We, as a nation, are grappling with a healing process that at times can seem almost impossibly difficult, one that is continually frustrated by enduring racism and revisionism. We quite simply cannot embark on such a process while our highest source of political authority is a representative of colonialism and while our flag is the same as the one under which indigenous Australians were at one point classified as fauna. The movement towards a Republic would recognise an Australia which has thousands of years of history instead of two hundred.

To be clear, the calls to become a republic are not, and never have been, connected with hostility towards the United Kingdom, or even specifically towards the House of Windsor.

The republican debate within Britain itself is one that Australia has stayed well clear of, and ultimately one that deals with quite a separate set of issues.

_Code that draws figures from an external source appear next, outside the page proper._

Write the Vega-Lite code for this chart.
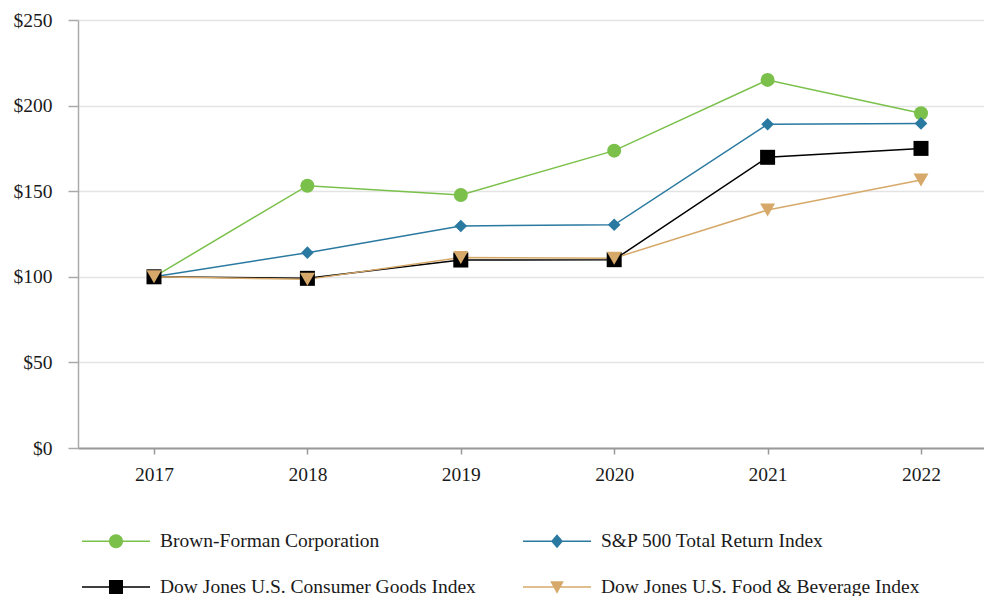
{
  "$schema": "https://vega.github.io/schema/vega-lite/v6.json",
  "width": 906,
  "height": 428,
  "autosize": {"type": "none"},
  "padding": {"left": 78, "top": 20, "right": 0, "bottom": 148},
  "config": {"font": "Liberation Serif", "view": {"stroke": null}},
  "data": {
    "values": [
      {"series": "Brown-Forman Corporation", "year": 2017, "value": 100},
      {"series": "Brown-Forman Corporation", "year": 2018, "value": 153.2},
      {"series": "Brown-Forman Corporation", "year": 2019, "value": 147.8},
      {"series": "Brown-Forman Corporation", "year": 2020, "value": 173.7},
      {"series": "Brown-Forman Corporation", "year": 2021, "value": 215},
      {"series": "Brown-Forman Corporation", "year": 2022, "value": 195.5},
      {"series": "S&P 500 Total Return Index", "year": 2017, "value": 100},
      {"series": "S&P 500 Total Return Index", "year": 2018, "value": 114.1},
      {"series": "S&P 500 Total Return Index", "year": 2019, "value": 129.7},
      {"series": "S&P 500 Total Return Index", "year": 2020, "value": 130.4},
      {"series": "S&P 500 Total Return Index", "year": 2021, "value": 189.1},
      {"series": "S&P 500 Total Return Index", "year": 2022, "value": 189.6},
      {"series": "Dow Jones U.S. Consumer Goods Index", "year": 2017, "value": 100},
      {"series": "Dow Jones U.S. Consumer Goods Index", "year": 2018, "value": 99.1},
      {"series": "Dow Jones U.S. Consumer Goods Index", "year": 2019, "value": 109.8},
      {"series": "Dow Jones U.S. Consumer Goods Index", "year": 2020, "value": 110},
      {"series": "Dow Jones U.S. Consumer Goods Index", "year": 2021, "value": 169.8},
      {"series": "Dow Jones U.S. Consumer Goods Index", "year": 2022, "value": 175},
      {"series": "Dow Jones U.S. Food & Beverage Index", "year": 2017, "value": 100},
      {"series": "Dow Jones U.S. Food & Beverage Index", "year": 2018, "value": 98.5},
      {"series": "Dow Jones U.S. Food & Beverage Index", "year": 2019, "value": 111.3},
      {"series": "Dow Jones U.S. Food & Beverage Index", "year": 2020, "value": 110.9},
      {"series": "Dow Jones U.S. Food & Beverage Index", "year": 2021, "value": 139},
      {"series": "Dow Jones U.S. Food & Beverage Index", "year": 2022, "value": 156.5}
    ]
  },
  "encoding": {
    "x": {
      "field": "year",
      "type": "quantitative",
      "scale": {"domain": [2016.5046, 2022.4107], "nice": false, "zero": false},
      "axis": {
        "values": [2017, 2018, 2019, 2020, 2021, 2022],
        "format": "d",
        "title": null,
        "grid": false,
        "domainColor": "#999999",
        "domainWidth": 2,
        "tickColor": "#999999",
        "tickWidth": 1.5,
        "tickSize": 6,
        "labelFontSize": 19.5,
        "labelColor": "#1a1a1a",
        "labelPadding": 11
      }
    },
    "y": {
      "field": "value",
      "type": "quantitative",
      "scale": {"domain": [0, 250], "nice": false},
      "axis": {
        "values": [0, 50, 100, 150, 200, 250],
        "format": "$,.0f",
        "title": null,
        "gridColor": "#e4e4e4",
        "gridWidth": 1.5,
        "domainColor": "#aaaaaa",
        "domainWidth": 1.5,
        "tickColor": "#aaaaaa",
        "tickWidth": 1.5,
        "tickSize": 10,
        "labelFontSize": 19.5,
        "labelColor": "#1a1a1a",
        "labelPadding": 16
      }
    },
    "color": {
      "field": "series",
      "type": "nominal",
      "sort": null,
      "scale": {
        "domain": ["Brown-Forman Corporation", "S&P 500 Total Return Index", "Dow Jones U.S. Consumer Goods Index", "Dow Jones U.S. Food & Beverage Index"],
        "range": ["#7AC04A", "#2A79A0", "#000000", "#D6A96A"]
      },
      "legend": {
        "orient": "none",
        "legendX": 4,
        "legendY": 487,
        "columns": 2,
        "direction": "horizontal",
        "title": null,
        "padding": 0,
        "labelFontSize": 19.5,
        "labelColor": "#1a1a1a",
        "labelFont": "Liberation Serif",
        "labelLimit": 0,
        "symbolSize": 4624,
        "symbolStrokeWidth": 0,
        "labelOffset": 10,
        "columnPadding": 47,
        "rowPadding": 2
      }
    }
  },
  "layer": [
    {"mark": {"type": "line", "strokeWidth": 1.5}},
    {
      "transform": [{"filter": "datum.year > 3000"}],
      "mark": {"type": "point", "filled": true, "opacity": 1, "size": 4624, "strokeWidth": 0},
      "encoding": {
        "shape": {
          "field": "series",
          "type": "nominal",
          "sort": null,
          "scale": {
            "domain": ["Brown-Forman Corporation", "S&P 500 Total Return Index", "Dow Jones U.S. Consumer Goods Index", "Dow Jones U.S. Food & Beverage Index"],
            "range": [
              "M-1,-0.022H1V0.022H-1ZM0.206,0C0.206,0.114,0.114,0.206,0,0.206C-0.114,0.206,-0.206,0.114,-0.206,0C-0.206,-0.114,-0.114,-0.206,0,-0.206C0.114,-0.206,0.206,-0.114,0.206,0Z",
              "M-1,-0.022H1V0.022H-1ZM0,-0.206L0.176,0L0,0.206L-0.176,0Z",
              "M-1,-0.022H1V0.022H-1ZM-0.206,-0.206H0.206V0.206H-0.206Z",
              "M-1,-0.022H1V0.022H-1ZM-0.2,-0.17H0.2L0,0.2Z"
            ]
          },
          "legend": {
            "orient": "none",
            "legendX": 4,
            "legendY": 487,
            "columns": 2,
            "direction": "horizontal",
            "title": null,
            "padding": 0,
            "labelFontSize": 19.5,
            "labelColor": "#1a1a1a",
            "labelFont": "Liberation Serif",
            "labelLimit": 0,
            "symbolSize": 4624,
            "symbolStrokeWidth": 0,
            "labelOffset": 10,
            "columnPadding": 47,
            "rowPadding": 2
          }
        }
      }
    },
    {
      "transform": [{"filter": "datum.series === 'Brown-Forman Corporation'"}],
      "mark": {"type": "point", "filled": true, "opacity": 1, "shape": "circle", "size": 196}
    },
    {
      "transform": [{"filter": "datum.series === 'S&P 500 Total Return Index'"}],
      "mark": {"type": "point", "filled": true, "opacity": 1, "shape": "diamond", "size": 160}
    },
    {
      "transform": [{"filter": "datum.series === 'Dow Jones U.S. Consumer Goods Index'"}],
      "mark": {"type": "point", "filled": true, "opacity": 1, "shape": "square", "size": 225}
    },
    {
      "transform": [{"filter": "datum.series === 'Dow Jones U.S. Food & Beverage Index'"}],
      "mark": {"type": "point", "filled": true, "opacity": 1, "shape": "triangle-down", "size": 225}
    }
  ]
}
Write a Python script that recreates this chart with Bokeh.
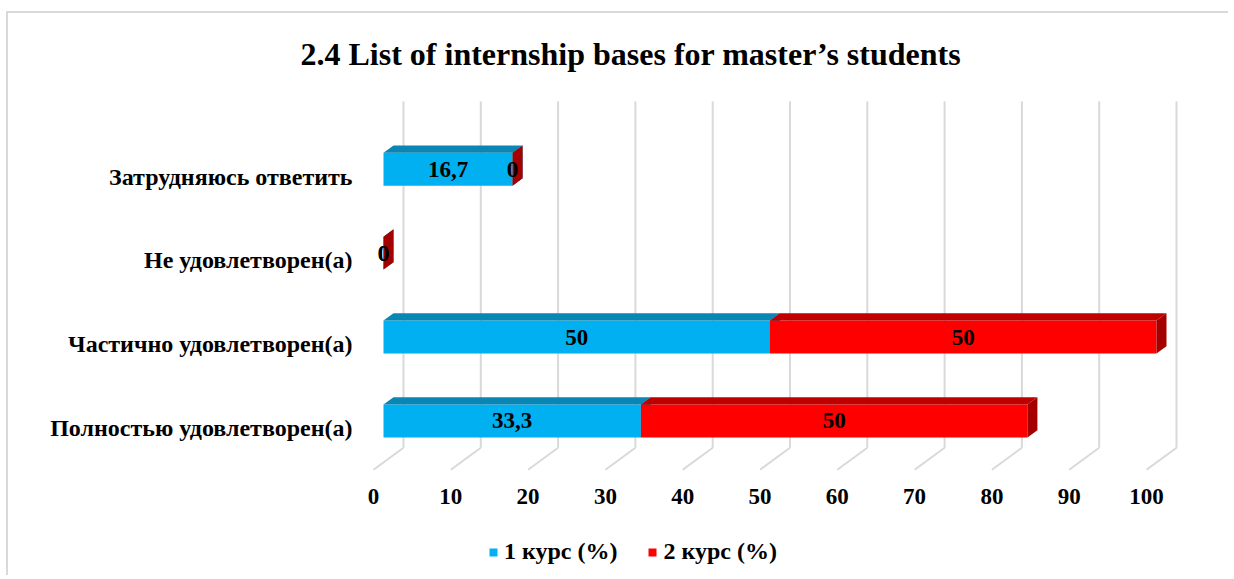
from bokeh.plotting import figure
from bokeh.models import (Range1d, FixedTicker, Legend, LegendItem)
from bokeh.core.properties import value
from bokeh.embed import file_html
from bokeh.resources import INLINE

# ---------------- data ----------------
categories = ["Полностью удовлетворен(а)", "Частично удовлетворен(а)",
              "Не удовлетворен(а)", "Затрудняюсь ответить"]
course1 = [33.3, 50, 0, 16.7]
course2 = [50, 50, 0, 0]
series_names = ["1 курс (%)", "2 курс (%)"]
x_ticks = [0, 10, 20, 30, 40, 50, 60, 70, 80, 90, 100]
title_text = "2.4 List of internship bases for master\u2019s students"

# ---------------- geometry (page px -> data) ----------------
OX, OY = 8, 13                  # canvas origin on the page
W, H = 1222, 564
PXU = 7.73                      # px per x unit
X0 = 373                        # page x of value 0 (front plane)
Y0 = 427.5                      # page y of first category (front plane)
PYU = 84.1                      # px per category step


def dx(px):
    return px / PXU


def xd(px_page):
    return (px_page - X0) / PXU


def yd(py_page):
    return (Y0 - py_page) / PYU


FL, FR, FT, FB = 365, OX + W, 90, OY + H   # frame in page px

FONT = "Liberation Serif"
D = dx(10)          # depth slice, x
DY = 7.33 / PYU     # depth slice, y
HH = 16.5 / PYU     # half bar height

p = figure(width=W, height=H, output_backend="svg", toolbar_location=None,
           x_range=Range1d(xd(FL), xd(FR)), y_range=Range1d(yd(FB), yd(FT)),
           x_axis_location=None,
           min_border_left=FL - OX, min_border_right=0,
           min_border_top=FT - OY, min_border_bottom=0,
           styles={"border-left": "2px solid #d9d9d9",
                   "border-top": "2px solid #d9d9d9",
                   "margin-top": "11px", "margin-left": "6px"})
p.outline_line_color = None
p.xgrid.visible = False
p.ygrid.visible = False
p.background_fill_color = "white"
p.border_fill_color = "white"

# ---------------- title ----------------
p.title.text = title_text
p.title.align = "left"
p.title.offset = 300 - FL
p.title.standoff = 40
p.title.text_font = FONT
p.title.text_font_style = "bold"
p.title.text_font_size = "32px"
p.title.text_color = "black"

# ---------------- 3D gridlines ----------------
y_front = yd(469)
y_back = y_front + 3 * DY
y_top = yd(100)
gx0, gy0, gx1, gy1 = [], [], [], []
for t in x_ticks:
    gx0.append(t); gy0.append(y_front); gx1.append(t + 3 * D); gy1.append(y_back)
    gx0.append(t + 3 * D); gy0.append(y_back); gx1.append(t + 3 * D); gy1.append(y_top)
p.segment(x0=gx0, y0=gy0, x1=gx1, y1=gy1, line_color="#d9d9d9", line_width=2)

# x tick labels on the front edge of the floor
p.text(x=x_ticks, y=[yd(496)] * len(x_ticks), text=[str(t) for t in x_ticks],
       text_align="center", text_baseline="middle", text_font=value(FONT),
       text_font_style="bold", text_font_size="23px", text_color="black")

# ---------------- 3D bars ----------------
colors = [("#00B0F0", "#0A86B4", "#0A7FAB"), ("#FF0000", "#BF0000", "#A50000")]
renderers = []
starts = [0.0] * len(categories)
label_x, label_y, label_t = [], [], []
for s_idx, vals in enumerate([course1, course2]):
    fx, fy, tx, ty, sx, sy = [], [], [], [], [], []
    for i, v in enumerate(vals):
        s = starts[i]
        e = s + v
        yc = i + DY
        fx.append([s + D, e + D, e + D, s + D])
        fy.append([yc - HH, yc - HH, yc + HH, yc + HH])
        tx.append([s + D, e + D, e + 2 * D, s + 2 * D])
        ty.append([yc + HH, yc + HH, yc + HH + DY, yc + HH + DY])
        sx.append([e + D, e + 2 * D, e + 2 * D, e + D])
        sy.append([yc - HH, yc - HH + DY, yc + HH + DY, yc + HH])
        label_x.append((s + e) / 2 + D)
        label_y.append(yc)
        label_t.append(("%g" % v).replace(".", ","))
        starts[i] = e
    front_c, top_c, side_c = colors[s_idx]
    r = p.patches(xs=fx, ys=fy, fill_color=front_c, line_color=None)
    p.patches(xs=tx, ys=ty, fill_color=top_c, line_color=None)
    p.patches(xs=sx, ys=sy, fill_color=side_c, line_color=None)
    renderers.append(r)

p.text(x=label_x, y=label_y, text=label_t, text_align="center",
       text_baseline="middle", text_font=value(FONT),
       text_font_style="bold", text_font_size="23px", text_color="black")

# ---------------- category axis ----------------
ax = p.yaxis[0]
ax.ticker = FixedTicker(ticks=list(range(len(categories))))
ax.major_label_overrides = {i: c for i, c in enumerate(categories)}
ax.axis_line_color = None
ax.major_tick_line_color = None
ax.minor_tick_line_color = None
ax.major_tick_out = 0
ax.major_tick_in = 0
ax.major_label_text_font = FONT
ax.major_label_text_font_style = "bold"
ax.major_label_text_color = "black"
ax.major_label_text_font_size = "24px"
ax.major_label_standoff = 13

# ---------------- legend ----------------
legend = Legend(items=[LegendItem(label=series_names[k], renderers=[renderers[k]])
                       for k in range(2)],
                orientation="horizontal", location=(488 - FL, FB - 565),
                glyph_width=10, glyph_height=10, label_standoff=6, spacing=30,
                padding=0, margin=0, border_line_color=None,
                background_fill_alpha=0, label_text_font=FONT,
                label_text_font_style="bold", label_text_font_size="24px",
                label_height=24, label_text_color="black")
p.add_layout(legend, "center")

open("out.html", "w").write(file_html(p, INLINE))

Unlike in Britain, the Monarchy is not an institution that holds a great deal of cultural significance to the Australian people, nor is it an institution we can really participate in. Nobody looks at Queen Elizabeth as a personification of the Australian State, nor as a symbol of Australian-ness. Removing the royal family as the final source of nominal authority in the Australian political system would not, therefore, signify any ill will towards the Monarchy, it would simply signify that the Monarchy doesn’t make continued sense in the context of the modern Australian political landscape.

Referendums on the issue have failed before, and the Australian republican movement needs to agree on a common vision of what exactly their goal is before any serious progress can be made. However, with the Prime Minister, the Opposition Leader, and every state Premier supporting making the leap, the future is looking brighter for the prospect of an independent, inclusive and culturally distinct Australia.